- _WRITTEN REQUEST_: Give the data again exactly as written, skipping any pictures.

- _AVAILABLE DATA_:
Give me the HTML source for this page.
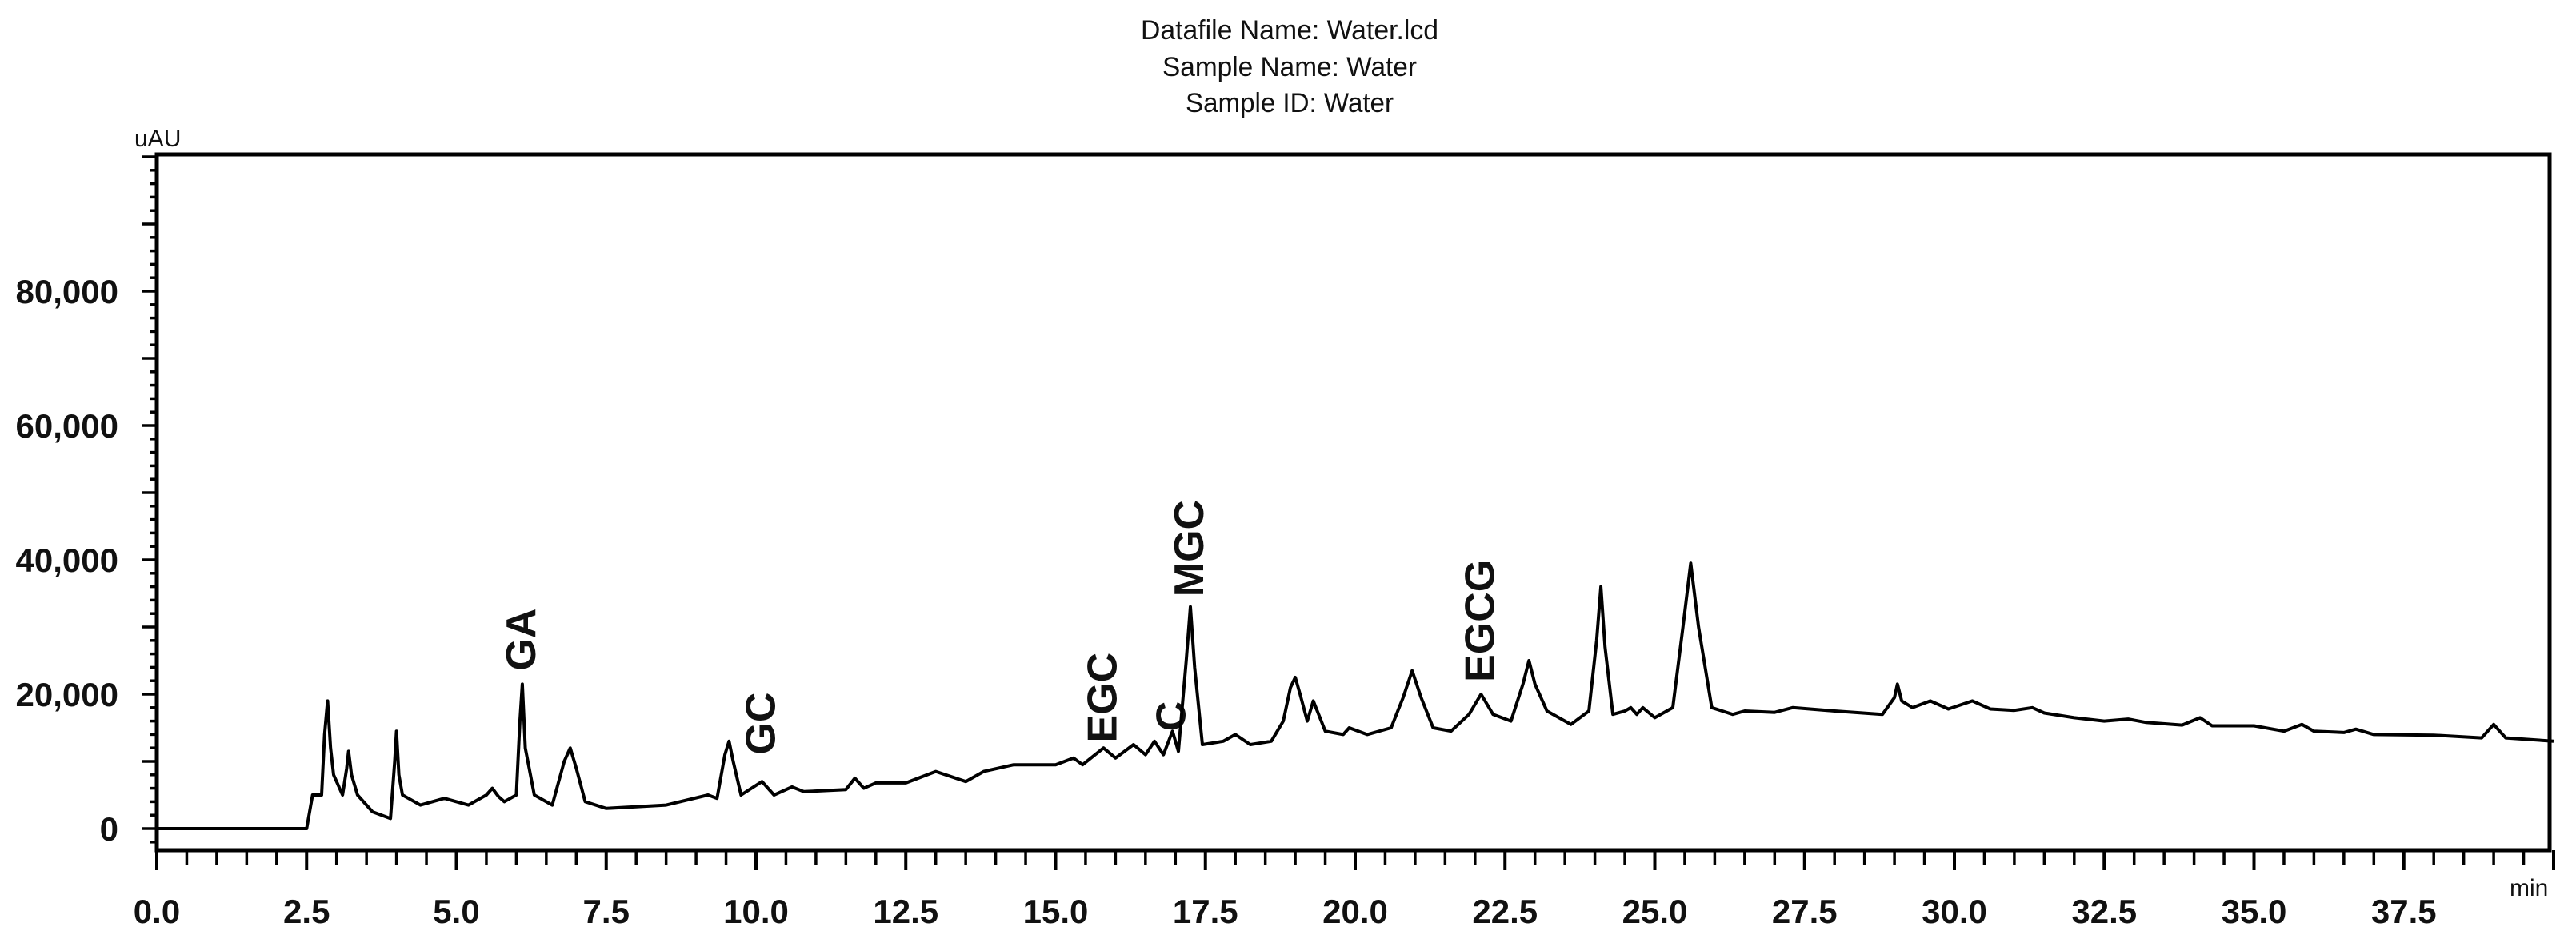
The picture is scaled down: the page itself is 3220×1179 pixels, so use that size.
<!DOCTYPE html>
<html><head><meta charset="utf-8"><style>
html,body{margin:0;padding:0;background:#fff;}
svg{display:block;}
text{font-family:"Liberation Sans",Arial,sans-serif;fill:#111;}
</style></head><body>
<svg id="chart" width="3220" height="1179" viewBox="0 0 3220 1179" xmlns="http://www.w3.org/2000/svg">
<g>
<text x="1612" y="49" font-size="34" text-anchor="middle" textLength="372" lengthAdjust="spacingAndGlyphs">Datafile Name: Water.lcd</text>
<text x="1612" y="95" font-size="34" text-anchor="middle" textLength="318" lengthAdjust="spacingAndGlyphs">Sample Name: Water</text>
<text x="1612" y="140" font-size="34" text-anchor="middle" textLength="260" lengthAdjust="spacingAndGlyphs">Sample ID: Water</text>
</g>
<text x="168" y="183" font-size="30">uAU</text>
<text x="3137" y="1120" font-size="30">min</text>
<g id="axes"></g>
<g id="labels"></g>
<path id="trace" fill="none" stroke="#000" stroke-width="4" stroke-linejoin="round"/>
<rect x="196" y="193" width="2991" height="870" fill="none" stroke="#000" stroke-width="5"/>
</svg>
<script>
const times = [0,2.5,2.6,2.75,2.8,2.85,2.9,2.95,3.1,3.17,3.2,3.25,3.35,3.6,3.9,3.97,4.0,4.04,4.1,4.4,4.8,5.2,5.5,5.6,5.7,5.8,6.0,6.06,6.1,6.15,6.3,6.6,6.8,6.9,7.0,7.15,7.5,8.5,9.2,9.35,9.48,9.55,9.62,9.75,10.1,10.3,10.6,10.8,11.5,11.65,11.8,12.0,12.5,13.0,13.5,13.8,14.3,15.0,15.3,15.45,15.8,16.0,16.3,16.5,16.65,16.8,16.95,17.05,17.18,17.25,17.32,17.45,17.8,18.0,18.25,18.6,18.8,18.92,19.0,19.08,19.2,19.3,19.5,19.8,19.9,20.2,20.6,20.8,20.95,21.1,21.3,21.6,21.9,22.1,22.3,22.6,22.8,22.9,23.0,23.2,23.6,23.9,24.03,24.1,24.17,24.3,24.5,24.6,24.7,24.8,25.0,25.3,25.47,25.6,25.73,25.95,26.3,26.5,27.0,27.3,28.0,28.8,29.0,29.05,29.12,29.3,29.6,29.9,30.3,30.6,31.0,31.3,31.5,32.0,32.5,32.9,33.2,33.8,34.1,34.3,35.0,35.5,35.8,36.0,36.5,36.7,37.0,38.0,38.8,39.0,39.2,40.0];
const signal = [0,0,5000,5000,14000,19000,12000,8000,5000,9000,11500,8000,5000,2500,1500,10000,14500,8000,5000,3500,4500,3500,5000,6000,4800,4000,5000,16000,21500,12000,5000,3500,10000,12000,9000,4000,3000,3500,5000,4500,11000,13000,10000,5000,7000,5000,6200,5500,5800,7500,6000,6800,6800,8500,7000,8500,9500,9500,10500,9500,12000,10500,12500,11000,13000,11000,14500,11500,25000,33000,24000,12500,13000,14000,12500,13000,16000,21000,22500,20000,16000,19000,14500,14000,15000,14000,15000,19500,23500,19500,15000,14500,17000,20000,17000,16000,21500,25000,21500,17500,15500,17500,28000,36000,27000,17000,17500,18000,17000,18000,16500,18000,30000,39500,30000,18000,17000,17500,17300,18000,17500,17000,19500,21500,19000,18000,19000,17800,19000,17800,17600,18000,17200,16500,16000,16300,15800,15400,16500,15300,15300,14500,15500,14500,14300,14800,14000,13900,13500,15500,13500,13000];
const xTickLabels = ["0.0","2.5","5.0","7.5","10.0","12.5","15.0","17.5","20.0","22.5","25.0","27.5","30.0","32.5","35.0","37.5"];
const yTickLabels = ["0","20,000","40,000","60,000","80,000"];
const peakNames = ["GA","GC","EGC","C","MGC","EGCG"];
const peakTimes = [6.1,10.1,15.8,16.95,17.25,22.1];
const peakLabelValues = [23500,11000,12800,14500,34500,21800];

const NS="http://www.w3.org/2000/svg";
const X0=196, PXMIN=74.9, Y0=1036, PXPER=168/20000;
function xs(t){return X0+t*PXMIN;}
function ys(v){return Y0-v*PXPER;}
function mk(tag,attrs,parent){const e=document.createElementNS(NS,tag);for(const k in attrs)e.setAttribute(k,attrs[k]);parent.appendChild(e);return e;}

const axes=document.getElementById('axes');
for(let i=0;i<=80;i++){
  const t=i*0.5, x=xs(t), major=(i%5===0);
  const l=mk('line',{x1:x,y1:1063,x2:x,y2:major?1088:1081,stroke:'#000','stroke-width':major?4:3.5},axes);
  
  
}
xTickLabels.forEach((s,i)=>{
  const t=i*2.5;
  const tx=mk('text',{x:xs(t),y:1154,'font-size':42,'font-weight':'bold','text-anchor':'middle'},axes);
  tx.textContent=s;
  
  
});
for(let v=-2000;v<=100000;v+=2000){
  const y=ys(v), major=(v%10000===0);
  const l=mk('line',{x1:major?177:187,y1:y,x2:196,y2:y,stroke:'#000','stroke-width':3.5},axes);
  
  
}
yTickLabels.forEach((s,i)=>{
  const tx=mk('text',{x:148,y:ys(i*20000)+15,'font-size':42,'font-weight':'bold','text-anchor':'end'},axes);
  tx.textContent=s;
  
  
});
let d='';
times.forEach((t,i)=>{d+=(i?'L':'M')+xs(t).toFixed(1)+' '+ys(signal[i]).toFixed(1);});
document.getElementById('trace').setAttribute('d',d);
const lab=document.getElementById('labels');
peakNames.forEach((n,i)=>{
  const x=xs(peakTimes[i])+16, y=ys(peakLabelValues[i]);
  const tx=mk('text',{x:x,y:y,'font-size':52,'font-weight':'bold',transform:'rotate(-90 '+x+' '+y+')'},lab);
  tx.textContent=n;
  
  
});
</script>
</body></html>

- _THE OUTPUT_:
Give me the HTML source for this page.
The picture is scaled down: the page itself is 3220×1179 pixels, so use that size.
<!DOCTYPE html>
<html><head><meta charset="utf-8"><style>
html,body{margin:0;padding:0;background:#fff;}
svg{display:block;}
text{font-family:"Liberation Sans",Arial,sans-serif;fill:#111;}
</style></head><body>
<svg id="chart" width="3220" height="1179" viewBox="0 0 3220 1179" xmlns="http://www.w3.org/2000/svg">
<g>
<text x="1612" y="49" font-size="34" text-anchor="middle" textLength="372" lengthAdjust="spacingAndGlyphs">Datafile Name: Water.lcd</text>
<text x="1612" y="95" font-size="34" text-anchor="middle" textLength="318" lengthAdjust="spacingAndGlyphs">Sample Name: Water</text>
<text x="1612" y="140" font-size="34" text-anchor="middle" textLength="260" lengthAdjust="spacingAndGlyphs">Sample ID: Water</text>
</g>
<text x="168" y="183" font-size="30">uAU</text>
<text x="3137" y="1120" font-size="30">min</text>
<g id="axes"></g>
<g id="labels"></g>
<path id="trace" fill="none" stroke="#000" stroke-width="4" stroke-linejoin="round"/>
<rect x="196" y="193" width="2991" height="870" fill="none" stroke="#000" stroke-width="5"/>
</svg>
<script>
const times = [0,2.5,2.6,2.75,2.8,2.85,2.9,2.95,3.1,3.17,3.2,3.25,3.35,3.6,3.9,3.97,4.0,4.04,4.1,4.4,4.8,5.2,5.5,5.6,5.7,5.8,6.0,6.06,6.1,6.15,6.3,6.6,6.8,6.9,7.0,7.15,7.5,8.5,9.2,9.35,9.48,9.55,9.62,9.75,10.1,10.3,10.6,10.8,11.5,11.65,11.8,12.0,12.5,13.0,13.5,13.8,14.3,15.0,15.3,15.45,15.8,16.0,16.3,16.5,16.65,16.8,16.95,17.05,17.18,17.25,17.32,17.45,17.8,18.0,18.25,18.6,18.8,18.92,19.0,19.08,19.2,19.3,19.5,19.8,19.9,20.2,20.6,20.8,20.95,21.1,21.3,21.6,21.9,22.1,22.3,22.6,22.8,22.9,23.0,23.2,23.6,23.9,24.03,24.1,24.17,24.3,24.5,24.6,24.7,24.8,25.0,25.3,25.47,25.6,25.73,25.95,26.3,26.5,27.0,27.3,28.0,28.8,29.0,29.05,29.12,29.3,29.6,29.9,30.3,30.6,31.0,31.3,31.5,32.0,32.5,32.9,33.2,33.8,34.1,34.3,35.0,35.5,35.8,36.0,36.5,36.7,37.0,38.0,38.8,39.0,39.2,40.0];
const signal = [0,0,5000,5000,14000,19000,12000,8000,5000,9000,11500,8000,5000,2500,1500,10000,14500,8000,5000,3500,4500,3500,5000,6000,4800,4000,5000,16000,21500,12000,5000,3500,10000,12000,9000,4000,3000,3500,5000,4500,11000,13000,10000,5000,7000,5000,6200,5500,5800,7500,6000,6800,6800,8500,7000,8500,9500,9500,10500,9500,12000,10500,12500,11000,13000,11000,14500,11500,25000,33000,24000,12500,13000,14000,12500,13000,16000,21000,22500,20000,16000,19000,14500,14000,15000,14000,15000,19500,23500,19500,15000,14500,17000,20000,17000,16000,21500,25000,21500,17500,15500,17500,28000,36000,27000,17000,17500,18000,17000,18000,16500,18000,30000,39500,30000,18000,17000,17500,17300,18000,17500,17000,19500,21500,19000,18000,19000,17800,19000,17800,17600,18000,17200,16500,16000,16300,15800,15400,16500,15300,15300,14500,15500,14500,14300,14800,14000,13900,13500,15500,13500,13000];
const xTickLabels = ["0.0","2.5","5.0","7.5","10.0","12.5","15.0","17.5","20.0","22.5","25.0","27.5","30.0","32.5","35.0","37.5"];
const yTickLabels = ["0","20,000","40,000","60,000","80,000"];
const peakNames = ["GA","GC","EGC","C","MGC","EGCG"];
const peakTimes = [6.1,10.1,15.8,16.95,17.25,22.1];
const peakLabelValues = [23500,11000,12800,14500,34500,21800];

const NS="http://www.w3.org/2000/svg";
const X0=196, PXMIN=74.9, Y0=1036, PXPER=168/20000;
function xs(t){return X0+t*PXMIN;}
function ys(v){return Y0-v*PXPER;}
function mk(tag,attrs,parent){const e=document.createElementNS(NS,tag);for(const k in attrs)e.setAttribute(k,attrs[k]);parent.appendChild(e);return e;}

const axes=document.getElementById('axes');
for(let i=0;i<=80;i++){
  const t=i*0.5, x=xs(t), major=(i%5===0);
  const l=mk('line',{x1:x,y1:1063,x2:x,y2:major?1088:1081,stroke:'#000','stroke-width':major?4:3.5},axes);
  
  
}
xTickLabels.forEach((s,i)=>{
  const t=i*2.5;
  const tx=mk('text',{x:xs(t),y:1154,'font-size':42,'font-weight':'bold','text-anchor':'middle'},axes);
  tx.textContent=s;
  
  
});
for(let v=-2000;v<=100000;v+=2000){
  const y=ys(v), major=(v%10000===0);
  const l=mk('line',{x1:major?177:187,y1:y,x2:196,y2:y,stroke:'#000','stroke-width':3.5},axes);
  
  
}
yTickLabels.forEach((s,i)=>{
  const tx=mk('text',{x:148,y:ys(i*20000)+15,'font-size':42,'font-weight':'bold','text-anchor':'end'},axes);
  tx.textContent=s;
  
  
});
let d='';
times.forEach((t,i)=>{d+=(i?'L':'M')+xs(t).toFixed(1)+' '+ys(signal[i]).toFixed(1);});
document.getElementById('trace').setAttribute('d',d);
const lab=document.getElementById('labels');
peakNames.forEach((n,i)=>{
  const x=xs(peakTimes[i])+16, y=ys(peakLabelValues[i]);
  const tx=mk('text',{x:x,y:y,'font-size':52,'font-weight':'bold',transform:'rotate(-90 '+x+' '+y+')'},lab);
  tx.textContent=n;
  
  
});
</script>
</body></html>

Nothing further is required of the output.